> **Supplied material**:
++++++
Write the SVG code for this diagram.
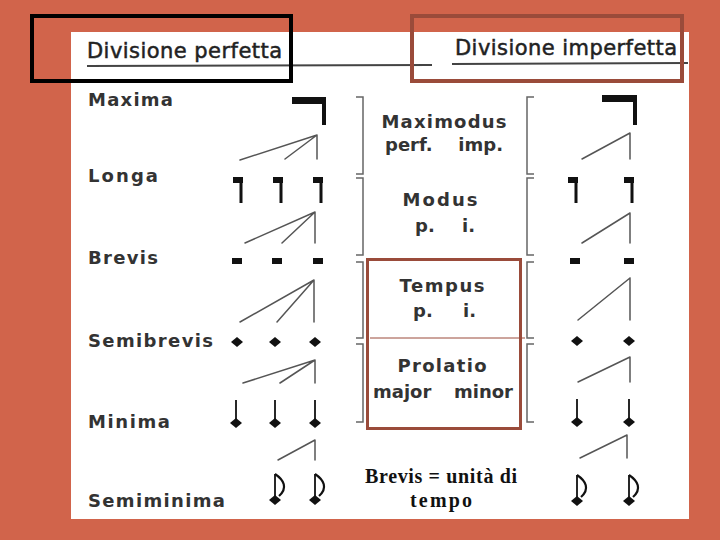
<svg xmlns="http://www.w3.org/2000/svg" width="720" height="540" viewBox="0 0 720 540">
<style>
.lbl{font-family:"DejaVu Sans","Liberation Sans",sans-serif;font-size:18px;font-weight:bold;fill:#333}
.hdr{font-family:"DejaVu Sans","Liberation Sans",sans-serif;font-size:21px;fill:#222;stroke:#222;stroke-width:0.5}
.mid{font-family:"DejaVu Sans","Liberation Sans",sans-serif;font-size:18px;font-weight:bold;fill:#333}
.note{font-family:"Liberation Serif","Times New Roman",serif;font-size:20px;font-weight:bold;fill:#111}
.fan{stroke:#555;stroke-width:1.5;fill:none;stroke-linecap:round}
.brk{stroke:#666;stroke-width:1.5;fill:none}
.ink{fill:#111}
</style>
<defs>
<g id="longa"><rect x="-5" y="0" width="10" height="6" class="ink"/><rect x="1.5" y="0" width="3" height="26" class="ink"/></g>
<g id="brevis"><rect x="-5" y="-3" width="10" height="6" class="ink"/></g>
<g id="semibrevis"><path d="M-6 0 L0 -5 L6 0 L0 5 Z" class="ink"/></g>
<g id="minima"><path d="M-6 0 L0 -5 L6 0 L0 5 Z" class="ink"/><rect x="-0.9" y="-23" width="1.8" height="23" class="ink"/></g>
<g id="semiminima"><path d="M-6 0 L0 -5 L6 0 L0 5 Z" class="ink"/><rect x="-0.9" y="-26" width="1.8" height="26" class="ink"/><path d="M0 -26 C9 -20 13 -12 4 -4" stroke="#111" stroke-width="2.2" fill="none"/></g>
</defs>

<rect x="0" y="0" width="720" height="540" fill="#D1644B"/>
<rect x="71" y="32" width="618" height="487" fill="#ffffff"/>

<g id="header">
<text class="hdr" x="87" y="58" textLength="195" lengthAdjust="spacing">Divisione perfetta</text>
<text class="hdr" x="455" y="55" textLength="222" lengthAdjust="spacing">Divisione imperfetta</text>
<line x1="87" y1="66" x2="432" y2="65" stroke="#444" stroke-width="2"/>
<line x1="452" y1="64" x2="688" y2="63" stroke="#444" stroke-width="2"/>
<rect x="32" y="16" width="259" height="65" fill="none" stroke="#000" stroke-width="4"/>
<rect x="412" y="16" width="270" height="65" fill="none" stroke="#9A4B3A" stroke-width="4"/>
</g>

<g id="labels">
<text class="lbl" x="88" y="106" textLength="85" lengthAdjust="spacing">Maxima</text>
<text class="lbl" x="88" y="182" textLength="70" lengthAdjust="spacing">Longa</text>
<text class="lbl" x="88" y="264" textLength="70" lengthAdjust="spacing">Brevis</text>
<text class="lbl" x="88" y="347" textLength="125" lengthAdjust="spacing">Semibrevis</text>
<text class="lbl" x="88" y="428" textLength="82" lengthAdjust="spacing">Minima</text>
<text class="lbl" x="88" y="507" textLength="137" lengthAdjust="spacing">Semiminima</text>
</g>

<g id="perfect-notes">
<rect x="292" y="97" width="34" height="7" class="ink"/><rect x="322" y="97" width="4" height="28" class="ink"/>
<use href="#longa" x="238" y="177"/><use href="#longa" x="278" y="177"/><use href="#longa" x="318" y="177"/>
<use href="#brevis" x="237" y="261"/><use href="#brevis" x="277" y="261"/><use href="#brevis" x="318" y="261"/>
<use href="#semibrevis" x="237" y="342"/><use href="#semibrevis" x="275" y="342"/><use href="#semibrevis" x="315" y="342"/>
<use href="#minima" x="236" y="423"/><use href="#minima" x="275" y="423"/><use href="#minima" x="315" y="423"/>
<use href="#semiminima" x="275" y="500"/><use href="#semiminima" x="315" y="500"/>
</g>

<g id="imperfect-notes">
<rect x="602" y="95" width="35" height="7" class="ink"/><rect x="633" y="95" width="4" height="30" class="ink"/>
<use href="#longa" x="573" y="177"/><use href="#longa" x="629" y="177"/>
<use href="#brevis" x="575" y="261"/><use href="#brevis" x="629" y="261"/>
<use href="#semibrevis" x="577" y="341"/><use href="#semibrevis" x="629" y="341"/>
<use href="#minima" x="577" y="422"/><use href="#minima" x="629" y="422"/>
<use href="#semiminima" x="577" y="501"/><use href="#semiminima" x="629" y="501"/>
</g>

<g id="connectors">
<path class="fan" d="M317 135 L240 160 M317 135 L285 159 M317 135 L317 159"/>
<path class="fan" d="M315 212 L245 243 M315 212 L282 243 M315 212 L315 243"/>
<path class="fan" d="M314 280 L240 322 M314 280 L277 322 M314 280 L314 322"/>
<path class="fan" d="M315 360 L243 383 M315 360 L280 383 M315 360 L315 383"/>
<path class="fan" d="M315 440 L278 460 M315 440 L315 460"/>
<path class="fan" d="M630 133 L582 159 M630 133 L630 159"/>
<path class="fan" d="M630 213 L582 243 M630 213 L630 243"/>
<path class="fan" d="M630 278 L578 320 M630 278 L630 320"/>
<path class="fan" d="M630 357 L578 382 M630 357 L630 382"/>
<path class="fan" d="M627 435 L580 458 M627 435 L627 458"/>
</g>

<g id="brackets">
<path class="brk" d="M356 97 H363 V174 H356 M356 178 H363 V255 H356 M356 262 H363 V338 H356 M356 344 H363 V422 H356"/>
<path class="brk" d="M534 97 H527 V174 H534 M534 178 H527 V255 H534 M534 262 H527 V338 H534 M534 344 H527 V422 H534"/>
</g>

<g id="maximodus">
<text class="mid" x="444" y="128" text-anchor="middle" textLength="125" lengthAdjust="spacing">Maximodus</text>
<text class="mid" x="385" y="151">perf.</text>
<text class="mid" x="503" y="151" text-anchor="end">imp.</text>
</g>
<g id="modus">
<text class="mid" x="440" y="206" text-anchor="middle" textLength="75" lengthAdjust="spacing">Modus</text>
<text class="mid" x="415" y="232">p.</text>
<text class="mid" x="462" y="232">i.</text>
</g>
<g id="tempus">
<text class="mid" x="442" y="292" text-anchor="middle" textLength="85" lengthAdjust="spacing">Tempus</text>
<text class="mid" x="413" y="317">p.</text>
<text class="mid" x="463" y="317">i.</text>
</g>
<g id="prolatio">
<text class="mid" x="442" y="372" text-anchor="middle" textLength="89" lengthAdjust="spacing">Prolatio</text>
<text class="mid" x="373" y="398">major</text>
<text class="mid" x="513" y="398" text-anchor="end">minor</text>
</g>

<g id="highlight">
<rect x="367.5" y="259.5" width="153" height="169" fill="none" stroke="#9A4B3A" stroke-width="3"/>
<line x1="370" y1="338" x2="525" y2="338" stroke="#9A4B3A" stroke-width="1"/>
</g>

<g id="note-text">
<text class="note" x="441" y="483" text-anchor="middle" textLength="152" lengthAdjust="spacing">Brevis = unità di</text>
<text class="note" x="441" y="507" text-anchor="middle" textLength="62" lengthAdjust="spacing">tempo</text>
</g>
</svg>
++++++
> **Goal**: Transcribe each line above verbatim, with the pictures left out.

> **Result**:
Write the SVG code for this diagram.
<svg xmlns="http://www.w3.org/2000/svg" width="720" height="540" viewBox="0 0 720 540">
<style>
.lbl{font-family:"DejaVu Sans","Liberation Sans",sans-serif;font-size:18px;font-weight:bold;fill:#333}
.hdr{font-family:"DejaVu Sans","Liberation Sans",sans-serif;font-size:21px;fill:#222;stroke:#222;stroke-width:0.5}
.mid{font-family:"DejaVu Sans","Liberation Sans",sans-serif;font-size:18px;font-weight:bold;fill:#333}
.note{font-family:"Liberation Serif","Times New Roman",serif;font-size:20px;font-weight:bold;fill:#111}
.fan{stroke:#555;stroke-width:1.5;fill:none;stroke-linecap:round}
.brk{stroke:#666;stroke-width:1.5;fill:none}
.ink{fill:#111}
</style>
<defs>
<g id="longa"><rect x="-5" y="0" width="10" height="6" class="ink"/><rect x="1.5" y="0" width="3" height="26" class="ink"/></g>
<g id="brevis"><rect x="-5" y="-3" width="10" height="6" class="ink"/></g>
<g id="semibrevis"><path d="M-6 0 L0 -5 L6 0 L0 5 Z" class="ink"/></g>
<g id="minima"><path d="M-6 0 L0 -5 L6 0 L0 5 Z" class="ink"/><rect x="-0.9" y="-23" width="1.8" height="23" class="ink"/></g>
<g id="semiminima"><path d="M-6 0 L0 -5 L6 0 L0 5 Z" class="ink"/><rect x="-0.9" y="-26" width="1.8" height="26" class="ink"/><path d="M0 -26 C9 -20 13 -12 4 -4" stroke="#111" stroke-width="2.2" fill="none"/></g>
</defs>

<rect x="0" y="0" width="720" height="540" fill="#D1644B"/>
<rect x="71" y="32" width="618" height="487" fill="#ffffff"/>

<g id="header">
<text class="hdr" x="87" y="58" textLength="195" lengthAdjust="spacing">Divisione perfetta</text>
<text class="hdr" x="455" y="55" textLength="222" lengthAdjust="spacing">Divisione imperfetta</text>
<line x1="87" y1="66" x2="432" y2="65" stroke="#444" stroke-width="2"/>
<line x1="452" y1="64" x2="688" y2="63" stroke="#444" stroke-width="2"/>
<rect x="32" y="16" width="259" height="65" fill="none" stroke="#000" stroke-width="4"/>
<rect x="412" y="16" width="270" height="65" fill="none" stroke="#9A4B3A" stroke-width="4"/>
</g>

<g id="labels">
<text class="lbl" x="88" y="106" textLength="85" lengthAdjust="spacing">Maxima</text>
<text class="lbl" x="88" y="182" textLength="70" lengthAdjust="spacing">Longa</text>
<text class="lbl" x="88" y="264" textLength="70" lengthAdjust="spacing">Brevis</text>
<text class="lbl" x="88" y="347" textLength="125" lengthAdjust="spacing">Semibrevis</text>
<text class="lbl" x="88" y="428" textLength="82" lengthAdjust="spacing">Minima</text>
<text class="lbl" x="88" y="507" textLength="137" lengthAdjust="spacing">Semiminima</text>
</g>

<g id="perfect-notes">
<rect x="292" y="97" width="34" height="7" class="ink"/><rect x="322" y="97" width="4" height="28" class="ink"/>
<use href="#longa" x="238" y="177"/><use href="#longa" x="278" y="177"/><use href="#longa" x="318" y="177"/>
<use href="#brevis" x="237" y="261"/><use href="#brevis" x="277" y="261"/><use href="#brevis" x="318" y="261"/>
<use href="#semibrevis" x="237" y="342"/><use href="#semibrevis" x="275" y="342"/><use href="#semibrevis" x="315" y="342"/>
<use href="#minima" x="236" y="423"/><use href="#minima" x="275" y="423"/><use href="#minima" x="315" y="423"/>
<use href="#semiminima" x="275" y="500"/><use href="#semiminima" x="315" y="500"/>
</g>

<g id="imperfect-notes">
<rect x="602" y="95" width="35" height="7" class="ink"/><rect x="633" y="95" width="4" height="30" class="ink"/>
<use href="#longa" x="573" y="177"/><use href="#longa" x="629" y="177"/>
<use href="#brevis" x="575" y="261"/><use href="#brevis" x="629" y="261"/>
<use href="#semibrevis" x="577" y="341"/><use href="#semibrevis" x="629" y="341"/>
<use href="#minima" x="577" y="422"/><use href="#minima" x="629" y="422"/>
<use href="#semiminima" x="577" y="501"/><use href="#semiminima" x="629" y="501"/>
</g>

<g id="connectors">
<path class="fan" d="M317 135 L240 160 M317 135 L285 159 M317 135 L317 159"/>
<path class="fan" d="M315 212 L245 243 M315 212 L282 243 M315 212 L315 243"/>
<path class="fan" d="M314 280 L240 322 M314 280 L277 322 M314 280 L314 322"/>
<path class="fan" d="M315 360 L243 383 M315 360 L280 383 M315 360 L315 383"/>
<path class="fan" d="M315 440 L278 460 M315 440 L315 460"/>
<path class="fan" d="M630 133 L582 159 M630 133 L630 159"/>
<path class="fan" d="M630 213 L582 243 M630 213 L630 243"/>
<path class="fan" d="M630 278 L578 320 M630 278 L630 320"/>
<path class="fan" d="M630 357 L578 382 M630 357 L630 382"/>
<path class="fan" d="M627 435 L580 458 M627 435 L627 458"/>
</g>

<g id="brackets">
<path class="brk" d="M356 97 H363 V174 H356 M356 178 H363 V255 H356 M356 262 H363 V338 H356 M356 344 H363 V422 H356"/>
<path class="brk" d="M534 97 H527 V174 H534 M534 178 H527 V255 H534 M534 262 H527 V338 H534 M534 344 H527 V422 H534"/>
</g>

<g id="maximodus">
<text class="mid" x="444" y="128" text-anchor="middle" textLength="125" lengthAdjust="spacing">Maximodus</text>
<text class="mid" x="385" y="151">perf.</text>
<text class="mid" x="503" y="151" text-anchor="end">imp.</text>
</g>
<g id="modus">
<text class="mid" x="440" y="206" text-anchor="middle" textLength="75" lengthAdjust="spacing">Modus</text>
<text class="mid" x="415" y="232">p.</text>
<text class="mid" x="462" y="232">i.</text>
</g>
<g id="tempus">
<text class="mid" x="442" y="292" text-anchor="middle" textLength="85" lengthAdjust="spacing">Tempus</text>
<text class="mid" x="413" y="317">p.</text>
<text class="mid" x="463" y="317">i.</text>
</g>
<g id="prolatio">
<text class="mid" x="442" y="372" text-anchor="middle" textLength="89" lengthAdjust="spacing">Prolatio</text>
<text class="mid" x="373" y="398">major</text>
<text class="mid" x="513" y="398" text-anchor="end">minor</text>
</g>

<g id="highlight">
<rect x="367.5" y="259.5" width="153" height="169" fill="none" stroke="#9A4B3A" stroke-width="3"/>
<line x1="370" y1="338" x2="525" y2="338" stroke="#9A4B3A" stroke-width="1"/>
</g>

<g id="note-text">
<text class="note" x="441" y="483" text-anchor="middle" textLength="152" lengthAdjust="spacing">Brevis = unità di</text>
<text class="note" x="441" y="507" text-anchor="middle" textLength="62" lengthAdjust="spacing">tempo</text>
</g>
</svg>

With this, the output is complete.